The parinirvana of the Buddha is described in the Mahaparinibbana Sutta. Because of its attention to detail, this Theravada sutta, though first committed to writing hundreds of years after his death, has been resorted to as the principal source of reference in most standard studies of the Buddha's life.[4]
In contrast to these works which deal with the Buddha's parinirvāṇa as a biographical event, the Mahāyāna Mahāparinirvāṇa sūtra, which bears a similar name, was written hundreds of years later.[5] The Nirvana Sutra does not give details of the historical event of the day of the parinirvāṇa itself, except the Buddha's illness and Cunda's meal offering, nor any of the other preceding or subsequent incidents, instead using the event as merely a convenient springboard for the expression of standard Mahayana ideals such as the tathagata-garbha / buddha-dhatu doctrine, the eternality of the Buddha, and the soteriological fate of the icchantikas and so forth.[6]
According to the Mahāyāna Mahāparinirvāṇa Sūtra (also called the Nirvana Sutra), the Buddha taught that parinirvāṇa is the realm of the Eternal, Bliss, the Self, and the Pure. Dr. Paul Williams states that it depicts the Buddha using the term "Self" in order to win over non-Buddhist ascetics.[7] However, the Mahaparinirvana Sutra is a long and highly composite Mahayana scripture,[8] and the part of the sutra upon which Williams is basing his statement is a portion of the Nirvana Sutra of secondary Central Asian provenance - other parts of the sutra were written in India.[9]
Guang Xing speaks of how the Mahayanists of the Nirvana Sutra understand the mahaparinirvana to be the liberated Self of the eternal Buddha:[10]
One of the main themes of the MMPS [Mahayana Mahaparinirvana Sutra] is that the Buddha is eternal ... The Mahayanists assert the eternity of the Buddha in two ways in the MMPS. They state that the Buddha is the dharmakaya, and hence eternal. Next, they reinterpret the liberation of the Buddha as mahaparinirvana possessing four attributes: eternity, happiness, self and purity.
Only in Mahaparinirvana is this True Self held to be fully discernible and accessible.[11]
Kosho Yamamoto cites a passage in which the Buddha admonishes his monks not to dwell inordinately on the idea of the non-Self but to meditate on the Self. Yamamoto writes:[12]
Having dwelt upon the nature of nirvana, the Buddha now explains its positive aspect and says that nirvana has the four attributes of the Eternal, Bliss, the Self, and the Pure ... the Buddha says: "O you bhiksus [monks]! Do not abide in the thought of the non-eternal, sorrow, non-Self, and the not-pure and have things as in the case of those people who take the stones, wooden pieces and gravel for the true gem [of the true Dharma] ... In every situation, constantly meditate upon the idea of the Self, the idea of the Eternal, Bliss, and the Pure ... Those who, desirous of attaining Reality meditatively cultivate these ideas, namely, the ideas of the Self [atman], the Eternal, Bliss, and the Pure, will skilfully bring forth the jewel, just like the wise person."

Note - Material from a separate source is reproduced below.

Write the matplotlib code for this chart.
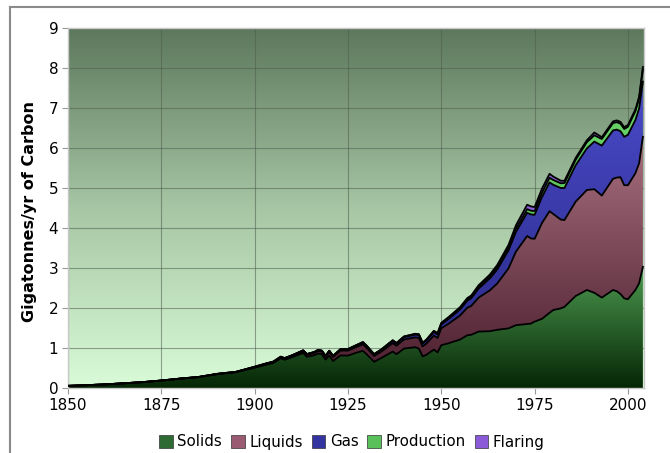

Michael Zimmermann, in his study of the Tathagatagarbha Sutra, reveals that not only the Mahaparinirvana Sutra but also the Tathagatagarbha Sutra and the Lankavatara Sutra speak affirmatively of the Self. Zimmermann observes:[13]
the existence of an eternal, imperishable self, that is, buddhahood, is definitely the basic point of the TGS [Tathagatagarbha Sutra] ... the Mahaparinirvanasutra and the Lankavatarasutra characterize the tathagatagarbha explicitly as atman [Self].